The Patent Office has been reexamining the validity of that patent, U.S. Patent No. D 517,789 (“the ‘789 patent”) since 2012 based on a challenge by Dawgs, a family-owned footwear company based in Las Vegas. Crocs previously used the ‘789’ patent in conjunction with a separate utility patent(“the ‘858 patent”), to gain an exclusion order that prevents the importation of strapped clogs into the U.S. by any competitor, including Dawgs.

In rejecting the ‘789 patent as unpatentable for the second time, the Patent Office again found that the single claim of the patent was anticipated by Crocs’ own webpage that listed the same product for sale more than one year before the application for patent.

“This is clearly the correct outcome,” said Steven Mann, Dawgs’ CEO. “In the reexamination proceeding, the Patent Office is evaluating relevant publications, including Crocs’ own website, and agrees with us that the ‘789 patent, which Crocs has repeatedly asserted in litigation, is not entitled to patent protection.”

Invalidity proceedings in the U.S. District Court of Colorado are also pending for the ‘858 patent. In that case, Crocs sued Dawgs in 2006 for infringement of both patents. Dawgs asserts Crocs knew all the time that the patents were invalid and unenforceable. Dawgs has filed claims against Crocs for anti-trust violations including monopolization, patent invalidity, unenforceability, non-infringement, deceptive trade practices, and intentional interference with business advantage.

Among the key issues raised in Dawgs’ counterclaims is whether evidence, including prior offers for sale of clogs in the U.S. as well as earlier patents and publications, shows that Scott Seamans, one of the original founders of Crocs and the only named inventor on the ‘789 and ‘858 patents, did not invent the clog claimed in the patents. The Patent Office was not made aware of this evidence prior to issuing the patents.

Dawgs also asserts that Crocs, its founders, and its executives deceived the Patent Office by not disclosing material information, were aware that both patents should never have issued, and that Crocs’ lawsuits against Dawgs and others are improper. Dawgs further claims that Crocs improperly benefited by misleading multiple federal agencies, such as the ITC and the Patent Office, and seeks damages including profits lost due to Crocs’ conduct.
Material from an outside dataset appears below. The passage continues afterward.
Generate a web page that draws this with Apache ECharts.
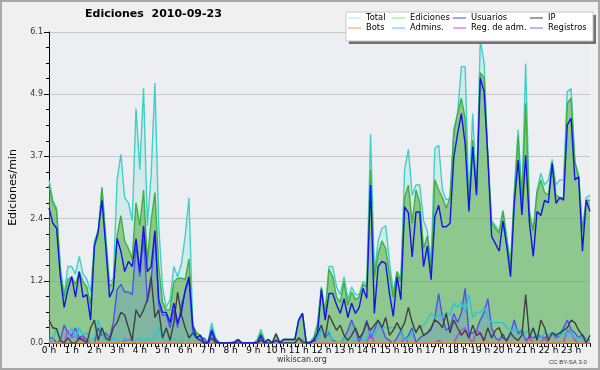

“Crocs is a billion-dollar company and brought the weight of a decade of expensive patent litigation in multiple forums against our small family-owned company in an apparent attempt to eliminate Dawgs as a competitor,” commented Mann. “As explained in Dawgs’ court filings, Crocs’ actions have resulted in inflated prices for American consumers due to the monopoly Crocs created and maintained. We are hopeful that our anti-trust claims will get to trial expeditiously so that the full story can be brought forward.”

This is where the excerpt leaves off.